As a handicap, the article does not capture causal effects. The assessment of the impact exerted by a specific air station upon the remaining would demand finding an exogenous source of change in O₃ and PM₁₀ levels for each station. Nonetheless, tracing external shocks that finally impact O₃ and PM₁₀ levels in a specific area without affecting the rest of sites is very difficult. Furthermore, it is non-viable to perform this approach given the many areas considered in this article. An additional handicap is the lack of control for orographic and demographic variables in this paper. Arguably, population density, geographical position, transportation, and economic activities may, among other factors, exert a considerable influence on O₃ and PM₁₀ levels. More precise correlations between several sites would be registered by considering such factors.

Our results provide two implications for environmental policymaking. In the first place, policymakers should focus on the entire CC when mitigating the adverse effects of pollution, not just Barcelona and Tarragona cities. This implication is based on rural sites’ high dependence on polluted air masses generated in urban regions.
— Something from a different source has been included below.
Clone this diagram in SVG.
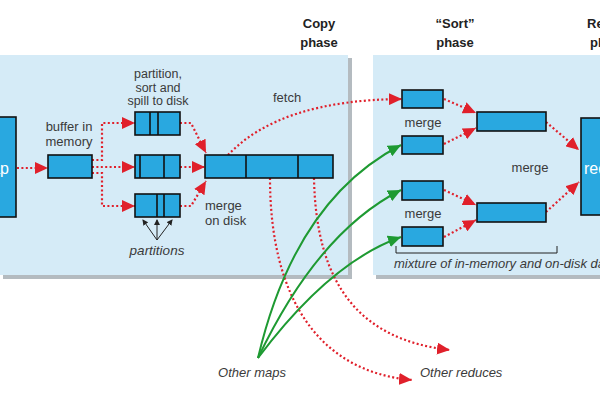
<svg xmlns="http://www.w3.org/2000/svg" width="600" height="400" viewBox="0 0 600 400">
<defs>
<style>
.panel{fill:#d5ebf7}
.shadow{fill:#b4bbc0}
.box{fill:#29a8e0;stroke:#111;stroke-width:1.6}
.div{stroke:#111;stroke-width:1.6}
.t{font-family:"Liberation Sans",Arial,sans-serif;font-size:13px;fill:#3a3a3a}
.ti{font-family:"Liberation Sans",Arial,sans-serif;font-size:13px;fill:#3a3a3a;font-style:italic}
.tb{font-family:"Liberation Sans",Arial,sans-serif;font-size:13px;fill:#222;font-weight:bold}
.tw{font-family:"Liberation Sans",Arial,sans-serif;font-size:16px;fill:#fff}
.red{fill:none;stroke:#e0202b;stroke-width:2.2;stroke-dasharray:2 2.4}
.green{fill:none;stroke:#1e9a32;stroke-width:2}
.thin{fill:none;stroke:#222;stroke-width:1}
</style>
<marker id="ar" markerUnits="userSpaceOnUse" markerWidth="14" markerHeight="12" refX="13" refY="6" orient="auto">
<path d="M0,0 L13,6 L0,12 z" fill="#e0202b"/>
</marker>
<marker id="ag" markerUnits="userSpaceOnUse" markerWidth="14" markerHeight="12" refX="13" refY="6" orient="auto">
<path d="M0,0 L13,6 L0,12 z" fill="#1e9a32"/>
</marker>
<marker id="ak" markerUnits="userSpaceOnUse" markerWidth="6" markerHeight="6" refX="5" refY="3" orient="auto">
<path d="M0,0 L6,3 L0,6 z" fill="#222"/>
</marker>
</defs>

<g id="panels">
<rect class="shadow" x="3" y="58" width="349" height="221"/>
<rect class="panel" x="-2" y="55" width="350" height="220"/>
<rect class="shadow" x="376" y="58" width="230" height="221"/>
<rect class="panel" x="373" y="55" width="230" height="220"/>
</g>

<g id="phase-labels">
<text class="tb" x="319" y="28" text-anchor="middle">Copy</text>
<text class="tb" x="319" y="47" text-anchor="middle">phase</text>
<text class="tb" x="455" y="28" text-anchor="middle">“Sort”</text>
<text class="tb" x="455" y="47" text-anchor="middle">phase</text>
<text class="tb" x="587" y="28">Reduce</text>
<text class="tb" x="590" y="47">phase</text>
</g>

<g id="connectors">
<path class="red" d="M17,168 L48,168" marker-end="url(#ar)"/>
<path class="red" d="M92,160 L102,160 L102,123 L135,123" marker-end="url(#ar)"/>
<path class="red" d="M92,167 L135,167" marker-end="url(#ar)"/>
<path class="red" d="M92,173 L102,173 L102,206 L135,206" marker-end="url(#ar)"/>
<path class="red" d="M180,123 L191,123 L206,153" marker-end="url(#ar)"/>
<path class="red" d="M180,167 L205,167" marker-end="url(#ar)"/>
<path class="red" d="M180,206 L191,206 L206,181" marker-end="url(#ar)"/>
<path class="red" d="M228,155 Q280,100 402,99" marker-end="url(#ar)"/>
<path class="red" d="M270,178 C270,300 320,372 412,380" marker-end="url(#ar)"/>
<path class="red" d="M314,178 C316,285 360,340 450,350" marker-end="url(#ar)"/>
<path class="red" d="M444,99 L476,113" marker-end="url(#ar)"/>
<path class="red" d="M444,144 L476,128" marker-end="url(#ar)"/>
<path class="red" d="M444,190 L476,205" marker-end="url(#ar)"/>
<path class="red" d="M444,237 L476,220" marker-end="url(#ar)"/>
<path class="red" d="M546,122 L579,150" marker-end="url(#ar)"/>
<path class="red" d="M546,212 L579,182" marker-end="url(#ar)"/>
<path class="green" d="M258,358 Q295,200 401,145" marker-end="url(#ag)"/>
<path class="green" d="M258,358 Q318,232 401,190" marker-end="url(#ag)"/>
<path class="green" d="M258,358 Q330,262 401,237" marker-end="url(#ag)"/>
<path class="thin" d="M157,240 L143,220" marker-end="url(#ak)"/>
<path class="thin" d="M157,240 L157,220" marker-end="url(#ak)"/>
<path class="thin" d="M157,240 L172,220" marker-end="url(#ak)"/>
<path class="thin" d="M396,246 L396,253 L557,253 L557,246"/>
</g>

<g id="map">
<rect class="box" x="-5" y="117" width="21" height="100"/>
<text class="tw" x="9" y="174" text-anchor="end">Map</text>
</g>

<g id="buffer">
<rect class="box" x="48" y="155" width="44" height="23"/>
<text class="t" x="69" y="131" text-anchor="middle">buffer in</text>
<text class="t" x="69" y="146" text-anchor="middle">memory</text>
</g>

<g id="spills">
<text class="t" x="158" y="78" text-anchor="middle" style="font-size:12.5px">partition,</text>
<text class="t" x="158" y="91.5" text-anchor="middle" style="font-size:12.5px">sort and</text>
<text class="t" x="158" y="105" text-anchor="middle" style="font-size:12.5px">spill to disk</text>
<rect class="box" x="135" y="112" width="45" height="23"/>
<line class="div" x1="150" y1="112" x2="150" y2="135"/>
<line class="div" x1="158" y1="112" x2="158" y2="135"/>
<rect class="box" x="135" y="155" width="45" height="23"/>
<line class="div" x1="140" y1="155" x2="140" y2="178"/>
<line class="div" x1="164" y1="155" x2="164" y2="178"/>
<rect class="box" x="135" y="194" width="45" height="23"/>
<line class="div" x1="157" y1="194" x2="157" y2="217"/>
<line class="div" x1="164" y1="194" x2="164" y2="217"/>
<text class="ti" x="157" y="255" text-anchor="middle" style="font-size:13.5px">partitions</text>
</g>

<g id="merge-disk">
<rect class="box" x="205" y="155" width="128" height="23"/>
<line class="div" x1="246" y1="155" x2="246" y2="178"/>
<line class="div" x1="298" y1="155" x2="298" y2="178"/>
<text class="t" x="205" y="210">merge</text>
<text class="t" x="205" y="225">on disk</text>
<text class="t" x="273" y="102">fetch</text>
</g>

<g id="sort">
<rect class="box" x="402" y="90" width="41" height="18"/>
<text class="t" x="423" y="127" text-anchor="middle">merge</text>
<rect class="box" x="402" y="136" width="41" height="18"/>
<rect class="box" x="477" y="112" width="69" height="19"/>
<text class="t" x="530" y="172" text-anchor="middle">merge</text>
<rect class="box" x="402" y="181" width="41" height="19"/>
<text class="t" x="423" y="218" text-anchor="middle">merge</text>
<rect class="box" x="402" y="227" width="41" height="19"/>
<rect class="box" x="477" y="203" width="69" height="19"/>
<text class="ti" x="394" y="268">mixture of in-memory and on-disk data</text>
</g>

<g id="reduce">
<rect class="box" x="581" y="118" width="40" height="97"/>
<text class="tw" x="584" y="174">reduce</text>
</g>

<g id="others">
<text class="ti" x="252" y="377" text-anchor="middle">Other maps</text>
<text class="ti" x="420" y="377">Other reduces</text>
</g>
</svg>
Secondly, geographical distance is only mildly related to correlations relative to O₃ and PM₁₀ levels between regions. Consequently, it may be misleading to use geographical distance to Barcelona or Tarragona cities as a threshold of expected pollution concentrations and peaks at rural sites. The major contribution of the article is the provision of a set of correlations between areas with diverse features within the CC and an outline of empirical air circulation patterns. Public policies whose goal is the mitigation of O₃ and PM₁₀ levels among the CC’s regions in an equitable way should consider these phenomena in the future.